「本阿弥光悦の大宇宙」展の驚愕8KCG画像

3年に及んだコロナ禍の影響もあってトーハクから足が遠ざかっていました。トーハクのHP上で過去の特別展を年度検索してみたところ、今回の「本阿弥光悦の大宇宙」展は、2年前に「空也上人と六波羅蜜寺」展を観て以来となります。久しぶりに足を運びたいと思える特別展の開催です。展示作品総数は110点と少な目、落ち着いて鑑賞できそうです。

会場入口正面に、展覧会の目玉《舟橋蒔絵硯箱》(国宝)が展示してありました。中央に向かって大きく膨らんだ独特のフォルムで知られる本阿弥光悦の代表作です。四隅は丸みを帯びていて、従来の箱型硯箱とは一線を画す斬新な造形に加え、黒と金の大胆なコントラストに目を奪われます。目を凝らすと、鉛製の黒い橋と直交するように4隻の小舟があしらわれています。歌文字の銀が錆びて鈍色と化していますが、制作当初は、金・銀・黒の艶やかなコントラストだったそうです。フォルム、素材、色彩いずれをとっても光悦の独創であり、展覧会タイトル「大宇宙」とは実に的を射た喩えです。
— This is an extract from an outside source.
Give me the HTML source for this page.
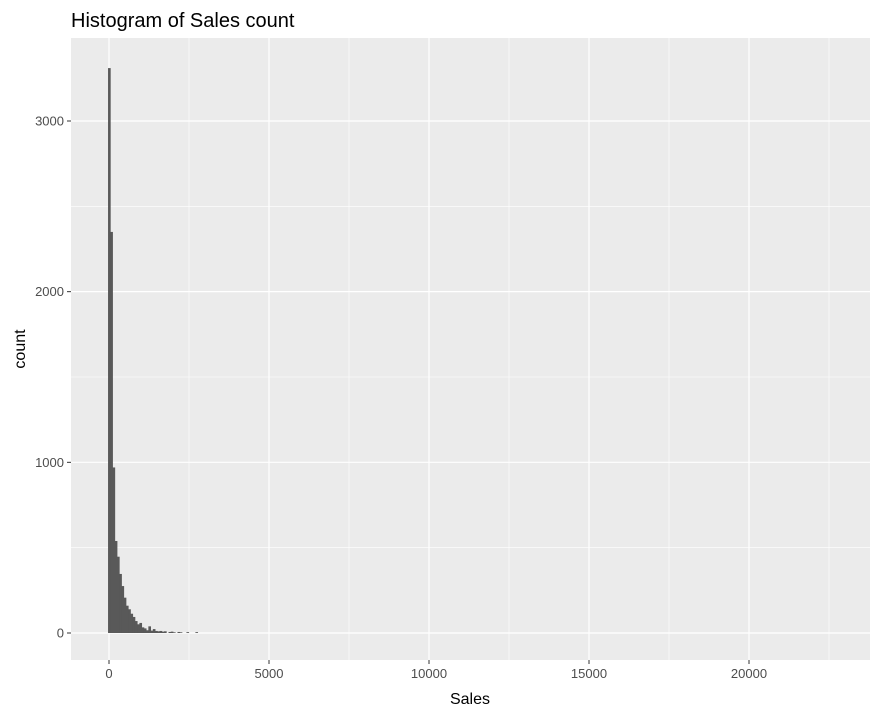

国宝《舟橋蒔絵硯箱》本阿弥光悦作 江戸時代 17世紀 東京国立博物館

会場では、トーハクがNHKと共同で取り組む「8K文化財プロジェクト」の超高精細映像を鑑賞できました。モノキュラーを以てしてもガラス越しでは窺えない《舟橋蒔絵硯箱》の細部まで観察できるのです。展示された硯箱の蓋は閉まったままでしたが、映像では写真(下)のように硯箱の内部まで見せてくれます。従来の展覧会では叶わなかった最新技術の賜物です。こうした映像表現が加わることで美術展の楽しみが倍加します。

本阿弥光悦とその一族の行状を聞書きにより記した書『本阿弥行状記』で、光悦は「一生涯へつらい候事至てきらひの人」で「異風者」と評されます。本阿弥家の家業は刀剣の鑑定。トーハク所蔵国宝89点のうち19点が刀剣で、天下五剣の二振「童子切安綱」と「三日月宗近」が含まれます。光悦の指料(さしりょう)と伝わる《短刀銘兼氏金象嵌花形見》、日蓮法華宗に深く帰依した光悦自作の扁額、俵屋宗達との合作・重文《鶴下絵三十六歌仙和歌巻》、どれをとっても、へつらうことを徹底して嫌ったアートプロデューサー・本阿弥光悦面目躍如の創作です。